T&T, Grenada ministers meet on maritime issues

(Trinidad Express) Energy Minister Kevin Ramnarine and his Grenadian counterpart, Nazim Burke, have met and discussed maritime boundary issues between Trinidad and Tobago and Grenada.

They agreed on Monday there was no conflict between the two countries with regard to offshore energy blocks.

Both ministers spoke on Monday following a report in the Sunday Express which pointed to a possible conflict, highlighted by technocrats in Trinidad’s Ministry of Energy, about border issues as they related to two deep water blocks.

T&T’s equidistant line (the middle line between the two countries) starts from Tobago and is greater than Grenada’s portion of the sea.

The boundary was agreed upon in 2008 by former prime minister Patrick Manning and Grenadian Prime Minister Tillman Thomas.

On Sunday, Ramnarine had said there was no potential conflict with Blocks 28 and 29 recently put up for bid and that the blocks were closer to the Barbados maritime boundary which both T&T and Barbados agreed to.

Despite this, his ministry had previously set up a team to review the boundary issue with the Grenadian Government.

This was confirmed by Grenadian Prime Minister Thomas when the Express contacted him last Sunday.

For his part, Burke told the Express that Ramnarine had already spoken on the issue and he was guided by Ramnarine’s statements.

He declined to discuss the details further with the Express.

“We have since been in communication with Kevin Ramnarine, Minister of Energy of Trinidad and Tobago and have reviewed the press release from the Ministry of Energy of Trinidad and Tobago in response to the article,” the Grenadian government said in its own statement.
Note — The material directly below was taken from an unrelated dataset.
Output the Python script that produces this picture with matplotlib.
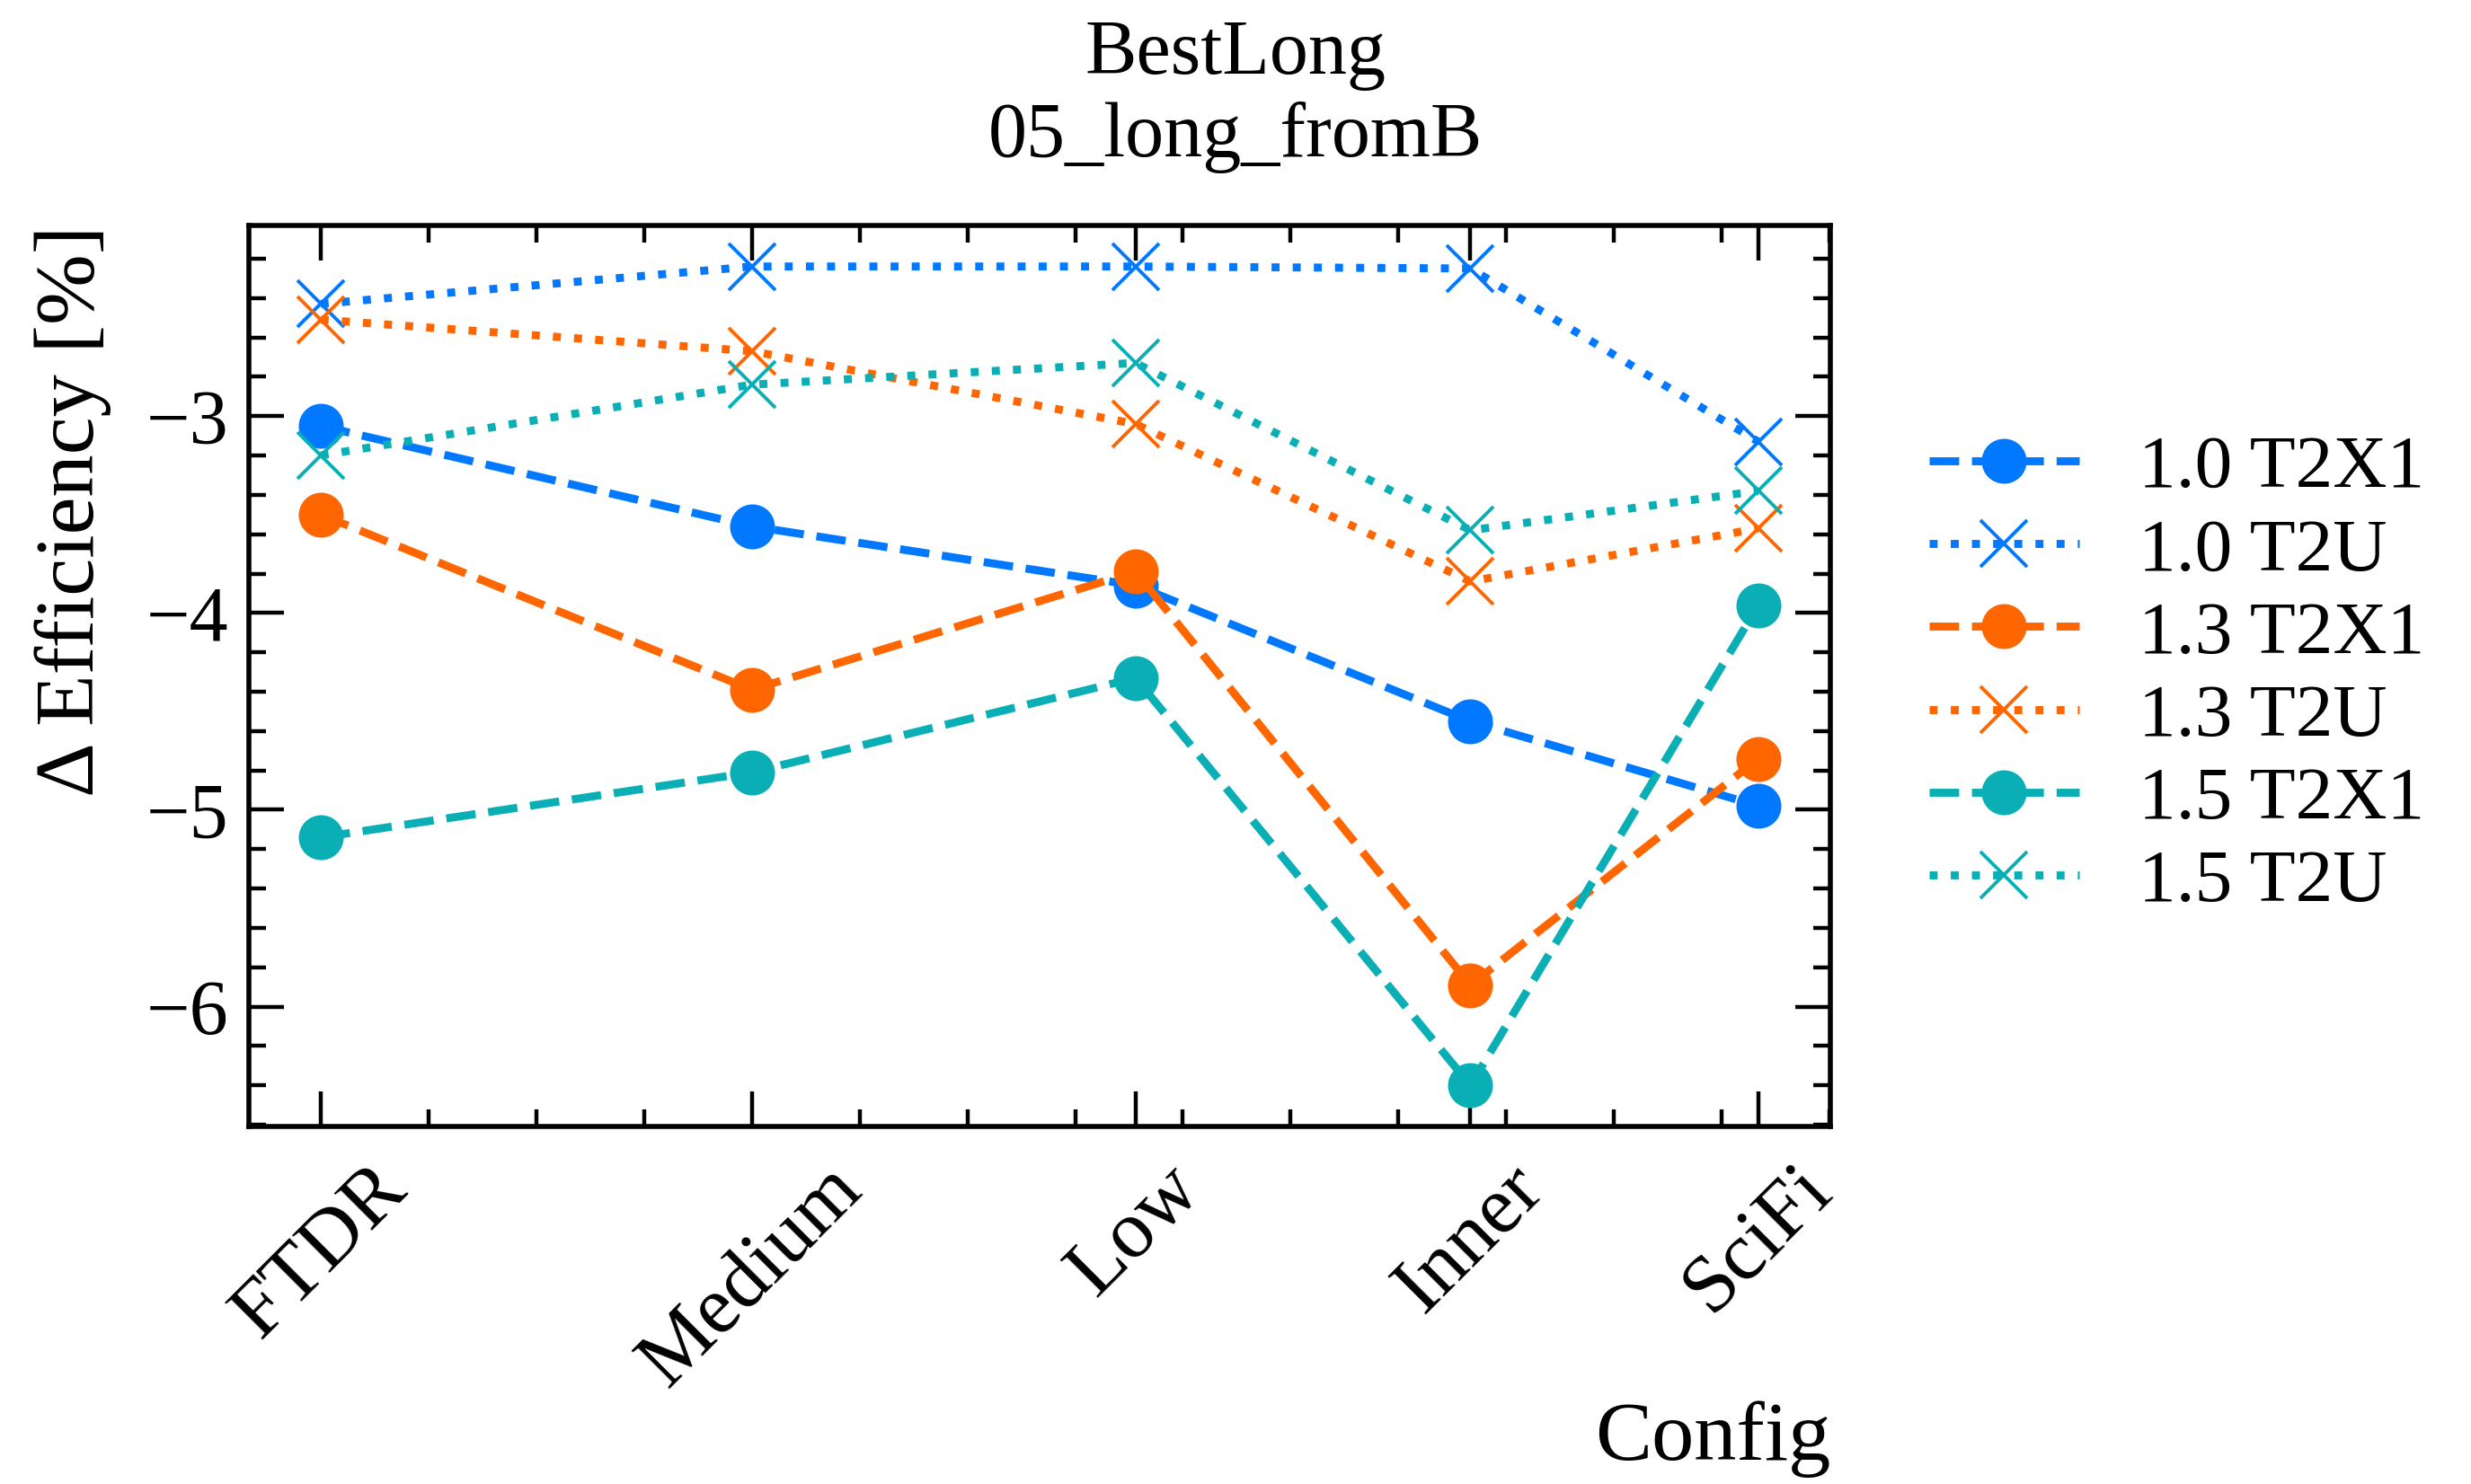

Last Monday, T&T launched its deep water bid round and put up two offshore acreage blocks-TTDAA 28 and TTDAA 29.

The Sunday Express reported concerns raised by technocrats in the Ministry of Energy that there were unresolved issues with the maritime agreement.

Not only were they concerned about the two blocks up for bid but they were worried about the implications of this country’s continental shelf as it relates to Guyana and Venezuela.